Jim has given us some great, pulpy missions (steal a magical swordcane from an MI6 higher-up, infiltrate a bigger-on-the-inside den of rumormongers, uncover the truth behind the ominous “Device” under construction in the city, etc.) and it’s been fun letting Kate clash and collaborate with the other PCs: a femme fatale Shadow, a chess-playing Automaton, and a scheming Weaponsmith.

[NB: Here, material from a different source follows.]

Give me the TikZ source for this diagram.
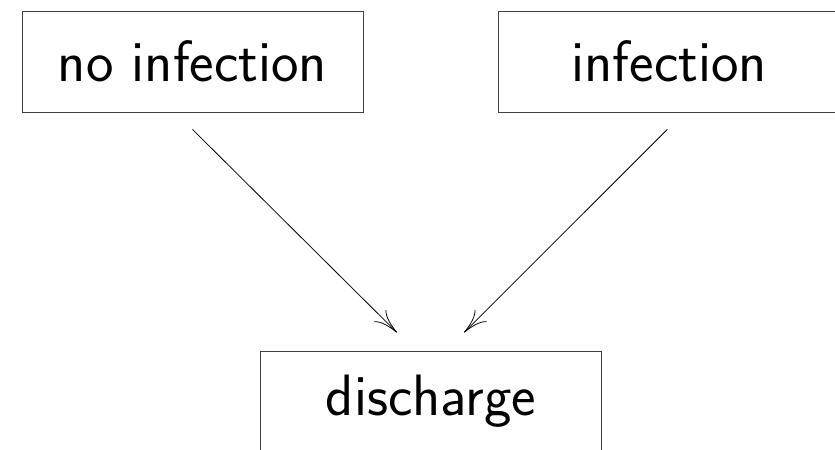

Musings: This is a Quarterly campaign, so we’ve already played one “season” and started a second. In the pause between seasons, I made a few adjustments based on player feedback. I was evaluating and adjusting exactly how character advancement should work in the game. One key change: instead of marking one of the game’s advancement tracks on a miss, PCs now mark that track on a 10+ hit. The track has also been renamed from “Heat” to “Notoriety.” Players felt, rightly, that the Great Powers should get more interested in the operatives as they notch successes, rather than as they roll misses.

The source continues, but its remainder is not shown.